Exhibition on Karabakh opens in Netherlands
By Amina Nazarli
The exhibition called “Genocide of three generations” has been launched in Lahey, the Netherlands.
The exhibition displays photos reflecting the look of Azerbaijan’s Nagorno-Karabakh and adjacent territories before and after the invasion of the Armenian armed forces.
Personal belongings, clothes of Azerbaijani civilians who died as a result of tortures by the Armenian military are also on display.
The exhibition brought together Turkish state and government
officials, diplomats, representatives of Azerbaijani and Turkish
diaspora and organizations in the Netherlands as well as Dutch
public figures.
Visitors were informed about the consequences of the
Armenian-Azerbaijani Nagorno-Karabakh conflict, and Armenia’s acts
of genocide carried out in the occupied territories.

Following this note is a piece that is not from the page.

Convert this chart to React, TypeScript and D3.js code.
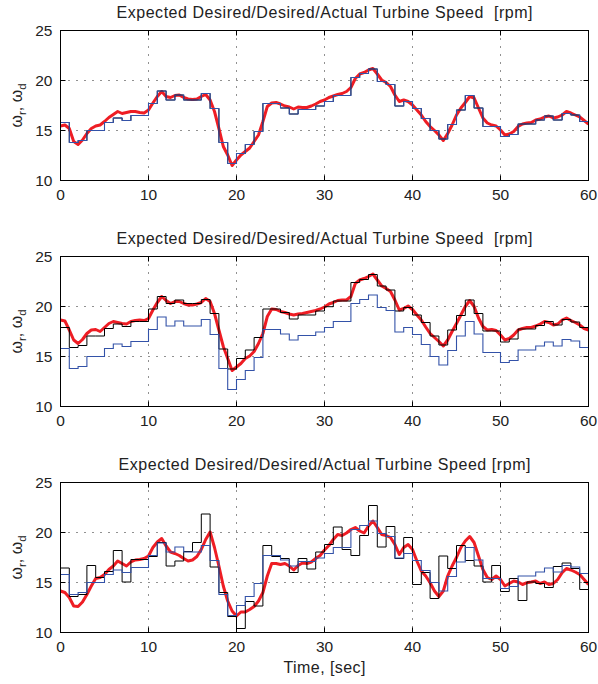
import React from 'react';
import * as d3 from 'd3';

// time grid (seconds): steps hold for one second, actual speed sampled every 0.5 s
const secs = d3.range(0, 61);
const halfSecs = d3.range(0, 120.5).map((i) => i / 2);

// desired turbine speed (same in all three panels)
const desired = [
  15.8, 13.8, 14.0, 15.0, 15.0, 15.8, 16.25, 16.0, 16.5, 16.5,
  17.7, 18.95, 18.05, 18.55, 18.05, 18.05, 18.7, 17.2, 13.8, 11.7,
  12.7, 13.6, 14.9, 17.7, 17.7, 17.25, 16.65, 17.1, 17.1, 17.45,
  17.9, 18.5, 18.5, 20.3, 20.7, 21.15, 19.9, 19.6, 17.45, 17.9,
  17.2, 16.2, 15.0, 14.15, 15.6, 17.05, 18.5, 17.25, 15.4, 15.4,
  14.4, 14.6, 15.65, 15.65, 16.05, 16.45, 16.05, 16.7, 16.55, 15.9,
];

// expected desired speed, panel 2 (offset) and panel 3 (noisy estimate)
const expected2 = [
  17.9, 15.9, 16.1, 17.05, 17.05, 17.8, 18.25, 18.0, 18.5, 18.5,
  19.75, 21.0, 20.3, 20.65, 20.3, 20.3, 20.7, 19.3, 15.75, 13.75,
  14.8, 15.65, 16.9, 19.75, 19.75, 19.4, 18.75, 19.15, 19.15, 19.55,
  19.98, 20.55, 20.55, 22.4, 22.7, 23.2, 22.05, 21.65, 19.55, 19.9,
  19.15, 18.4, 17.05, 16.15, 17.65, 19.1, 20.65, 19.3, 17.55, 17.55,
  16.45, 16.75, 17.75, 17.75, 18.1, 18.5, 18.15, 18.7, 18.45, 17.9,
];
const expected3 = [
  16.45, 13.6, 13.8, 16.7, 15.5, 16.1, 18.2, 15.05, 17.3, 17.3,
  17.6, 19.0, 16.65, 17.15, 18.1, 19.0, 21.85, 16.55, 14.0, 11.6,
  10.4, 13.1, 12.65, 18.7, 17.6, 17.4, 16.0, 17.4, 16.35, 18.05,
  18.8, 20.55, 18.3, 17.7, 19.7, 22.7, 18.55, 20.6, 17.4, 19.5,
  14.8, 16.0, 13.4, 17.65, 16.4, 18.7, 17.2, 16.65, 15.05, 16.7,
  14.1, 15.4, 13.2, 15.05, 14.9, 14.5, 16.6, 16.95, 16.4, 14.3,
];

// actual turbine speed
const actual1 = [
  15.45, 15.55, 15.2, 13.9, 13.6, 14.05, 14.7, 15.2, 15.45, 15.55,
  15.9, 16.3, 16.6, 16.9, 16.7, 16.8, 16.9, 16.9, 16.8, 16.75,
  17.05, 17.75, 18.4, 18.9, 18.4, 18.3, 18.5, 18.55, 18.3, 18.15,
  18.1, 18.15, 18.4, 18.6, 18.05, 16.9, 15.2, 13.4, 12.55, 11.5,
  12.05, 12.55, 12.9, 13.25, 13.9, 14.55, 15.9, 17.4, 17.75, 17.8,
  17.65, 17.45, 17.35, 17.15, 17.35, 17.3, 17.3, 17.45, 17.65, 17.9,
  18.05, 18.3, 18.45, 18.6, 18.7, 18.9, 19.3, 20.2, 20.65, 20.8,
  21.05, 21.2, 20.65, 20.05, 19.8, 19.4, 18.55, 17.9, 18.05, 17.9,
  17.55, 17.05, 16.55, 15.9, 15.4, 15.0, 14.55, 14.0, 14.7, 15.55,
  16.55, 17.25, 17.8, 18.4, 18.25, 17.25, 16.25, 15.75, 15.55, 15.45,
  15.05, 14.55, 14.65, 14.9, 15.4, 15.65, 15.75, 15.8, 16.05, 16.15,
  16.35, 16.45, 16.25, 16.35, 16.55, 16.9, 16.75, 16.55, 16.35, 16.0,
  15.65,
];
const actual2 = [
  18.65, 18.55, 17.65, 16.65, 16.3, 16.7, 17.3, 17.65, 17.7, 17.5,
  17.9, 18.3, 18.5, 18.4, 18.3, 18.25, 18.5, 18.6, 18.65, 18.6,
  18.8, 19.65, 20.4, 21.0, 20.6, 20.3, 20.5, 20.5, 20.3, 20.15,
  20.15, 20.25, 20.4, 20.8, 20.5, 19.3, 17.65, 16.0, 14.8, 13.6,
  13.95, 14.3, 14.8, 15.05, 15.5, 16.3, 17.3, 19.0, 19.75, 19.7,
  19.5, 19.4, 19.25, 19.15, 19.25, 19.3, 19.4, 19.5, 19.6, 19.75,
  19.95, 20.25, 20.4, 20.6, 20.65, 20.65, 21.0, 22.3, 22.65, 22.8,
  23.0, 23.25, 22.65, 22.05, 21.8, 21.5, 20.65, 19.65, 19.8, 20.05,
  19.7, 19.15, 18.65, 17.95, 17.3, 16.9, 16.5, 16.05, 16.65, 17.5,
  18.3, 19.15, 20.0, 20.6, 20.0, 18.85, 18.0, 17.65, 17.7, 17.6,
  17.15, 16.65, 16.8, 17.15, 17.65, 17.8, 17.9, 17.9, 18.05, 18.25,
  18.5, 18.4, 18.15, 18.25, 18.65, 18.85, 18.6, 18.4, 18.15, 17.8,
  17.65,
];
const actual3 = [
  14.15, 14.0, 13.5, 12.65, 12.6, 13.05, 13.8, 14.65, 15.4, 15.5,
  15.8, 16.3, 16.65, 17.15, 16.9, 16.65, 17.05, 17.25, 17.3, 17.4,
  17.65, 18.5, 19.05, 19.4, 18.65, 18.05, 17.9, 17.7, 17.4, 17.15,
  17.25, 17.6, 18.3, 19.3, 20.05, 18.5, 16.65, 14.65, 13.15, 12.15,
  11.65, 12.05, 12.05, 12.3, 12.6, 13.15, 14.0, 15.65, 16.9, 16.9,
  16.8, 16.9, 16.65, 16.25, 16.7, 16.95, 16.9, 17.05, 17.4, 17.7,
  18.25, 18.7, 19.3, 19.8, 19.7, 19.95, 20.3, 20.5, 20.15, 19.95,
  20.65, 21.15, 20.5, 19.8, 19.7, 19.5, 18.8, 17.8, 18.5, 18.8,
  18.3, 17.15, 16.15, 15.65, 14.98, 14.15, 13.6, 14.15, 15.65, 16.65,
  17.5, 18.5, 19.15, 19.6, 19.0, 17.65, 16.3, 15.5, 15.3, 15.65,
  15.3, 14.65, 14.9, 15.15, 15.05, 14.8, 14.98, 15.05, 15.15, 14.9,
  15.05, 14.8, 14.9, 15.3, 15.98, 16.4, 16.25, 16.05, 15.8, 15.3,
  14.8,
];

const xTicks = [0, 10, 20, 30, 40, 50, 60];
const yTicks = [10, 15, 20, 25];
const titles = [
  'Expected Desired/Desired/Actual Turbine Speed  [rpm]',
  'Expected Desired/Desired/Actual Turbine Speed  [rpm]',
  'Expected Desired/Desired/Actual Turbine Speed [rpm]',
];

const FONT = '"Liberation Sans", Arial, Helvetica, sans-serif';
const RED = '#ee1d24';
const BLUE = '#3352a8';

function Panel({ top, title, titleWidth, black, blue, red, xLabel }) {
  const x = d3.scaleLinear().domain([0, 60]).range([60.5, 588.5]);
  const y = d3.scaleLinear().domain([10, 25]).range([top + 150, top]);
  const [x0, x1] = x.range();
  const [y0, y1] = y.range();

  const step = d3.line().x((d, i) => x(secs[i])).y((d) => y(d)).curve(d3.curveStepAfter);
  const smooth = d3.line().x((d, i) => x(halfSecs[i])).y((d) => y(d));
  const held = (arr) => [...arr, arr[arr.length - 1]];

  return (
    <g>
      <text x={(x0 + x1) / 2} y={top - 13} textAnchor="middle" fontSize={16} fill="#222"
        textLength={titleWidth} lengthAdjust="spacing" style={{ whiteSpace: 'pre' }}>{title}</text>

      {/* dotted grid */}
      {xTicks.slice(1, -1).map((t) => (
        <line key={'gx' + t} x1={x(t)} x2={x(t)} y1={y1} y2={y0} stroke="#222" strokeDasharray="1,7" />
      ))}
      {yTicks.slice(1, -1).map((t) => (
        <line key={'gy' + t} x1={x0} x2={x1} y1={y(t)} y2={y(t)} stroke="#222" strokeDasharray="1,7" />
      ))}

      <clipPath id={'clip' + top}>
        <rect x={x0} y={y1} width={x1 - x0} height={y0 - y1} />
      </clipPath>
      <g clipPath={`url(#clip${top})`} fill="none">
        <path d={smooth(red)} stroke={RED} strokeWidth={3} strokeLinejoin="round" />
        <path d={step(held(black))} stroke="#000" strokeWidth={1} />
        <path d={step(held(blue))} stroke={BLUE} strokeWidth={1.1} />
      </g>

      {/* box and inner ticks */}
      <rect x={x0} y={y1} width={x1 - x0} height={y0 - y1} fill="none" stroke="#000" strokeWidth={1} />
      {xTicks.map((t) => (
        <g key={'tx' + t}>
          <line x1={x(t)} x2={x(t)} y1={y0} y2={y0 - 5} stroke="#000" />
          <line x1={x(t)} x2={x(t)} y1={y1} y2={y1 + 5} stroke="#000" />
          <text x={x(t)} y={y0 + 19} textAnchor="middle" fontSize={15.5} fill="#222">{t}</text>
        </g>
      ))}
      {yTicks.map((t) => (
        <g key={'ty' + t}>
          <line x1={x0} x2={x0 + 5} y1={y(t)} y2={y(t)} stroke="#000" />
          <line x1={x1} x2={x1 - 5} y1={y(t)} y2={y(t)} stroke="#000" />
          <text x={x0 - 8} y={y(t) + 5.5} textAnchor="end" fontSize={15.5} fill="#222">{t}</text>
        </g>
      ))}

      <text transform={`translate(22,${(y0 + y1) / 2}) rotate(-90)`} textAnchor="middle" fontSize={16} fill="#222">
        ω<tspan fontSize={11.5} dy={4}>r</tspan><tspan dy={-4}>, ω</tspan><tspan fontSize={11.5} dy={4}>d</tspan>
      </text>
      {xLabel && (
        <text x={(x0 + x1) / 2} y={y0 + 40} textAnchor="middle" fontSize={16} fill="#222"
          textLength={82} lengthAdjust="spacing">{xLabel}</text>
      )}
    </g>
  );
}

export default function App() {
  return (
    <svg width={598} height={684} style={{ position: 'absolute', left: 0, top: 0, background: '#fff' }}
      fontFamily={FONT}>
      <Panel top={30.5} title={titles[0]} titleWidth={416} black={desired} blue={desired} red={actual1} />
      <Panel top={256.5} title={titles[1]} titleWidth={416} black={expected2} blue={desired} red={actual2} />
      <Panel top={482.5} title={titles[2]} titleWidth={412} black={expected3} blue={desired} red={actual3}
        xLabel="Time, [sec]" />
    </svg>
  );
}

Speakers at the event said there were documents, photos, video
material and witnesses of the Khojaly Genocide committed by
Armenians.
They said that unfortunately some states and international
organizations turn a blind eye to the Armenian crimes and instead
use Armenians` so-called genocide claims against Turkey and
Azerbaijan.
Books and magazines on Azerbaijani realities were distributed among
visitors.
For over two decades, Azerbaijan and Armenia have been locked in
conflict which emerged over Armenia's territorial claims against
its South Caucasus neighbor.
Since a war in the early 1990s, that displaced over one million Azerbaijanis, Armenian armed forces have occupied 20 percent of Azerbaijan's territory, including Nagorno-Karabakh and seven surrounding regions. Over A fragile ceasefire has been in place since 1994, but long-standing efforts by U.S., Russian and French mediators have been largely fruitless so far.
Armenia has not yet implemented the U.N. Security Council's four resolutions on its pullout from the neighboring country's territories.
Peace talks, mediated by Russia, France and the U.S. through the OSCE Minsk Group, are underway on the basis of a peace outline proposed by the Minsk Group co-chairs and dubbed the Madrid Principles. The negotiations have been largely fruitless so far.